We would expect the Russians to get traction. But if they don't, the Russians
are aware that they are, in the long run, much weaker than the Americans, and
that they will retain their regional position of strength only while the United
States is off balance in Iraq. If the lesson isn't absorbed, the Russians are
capable of more direct action, and they will not let this chance slip away.
This is their chance to redefine their sphere of influence. They will not get
another.
The
other country that is watching and thinking is Iran. Iran had accepted
the idea that it had lost the chance to dominate Iraq. It had also accepted
the idea that it would have to bargain away its nuclear capability or lose
it.
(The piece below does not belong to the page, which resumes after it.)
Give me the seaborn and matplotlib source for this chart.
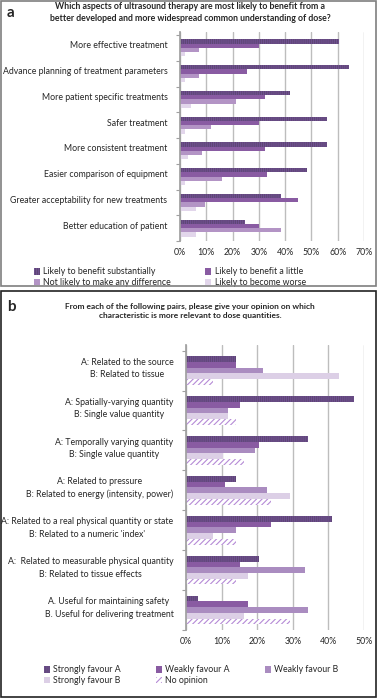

The Iranians are now wondering if this is still true and are undoubtedly
pinging the Russians about the situation. Meanwhile, the Russians are waiting
for the Americans to calm down and get serious. If the Americans plan to
take meaningful action against them, they will respond in Iran. But the
Americans have no meaningful actions they can take; they need to get
out of Iraq and they need help against Iran. The quid pro quo here is obvious.
The United States acquiesces to Russian actions (which it can't do anything
about), while the Russians cooperate with the United States against Iran
getting nuclear weapons (something Russia does not want to see).
One of the interesting concepts of the New World Order was that all serious
countries would want to participate in it and that the only threat would come
from rogue states and nonstate actors such as North Korea and al Qaeda. Serious
analysts argued that conflict between nation-states would not be important
in the 21st century. There will certainly be rogue states and nonstate actors,
but the 21st century will be no different than any other century. On Aug. 8,
the Russians invited us all to the Real World Order.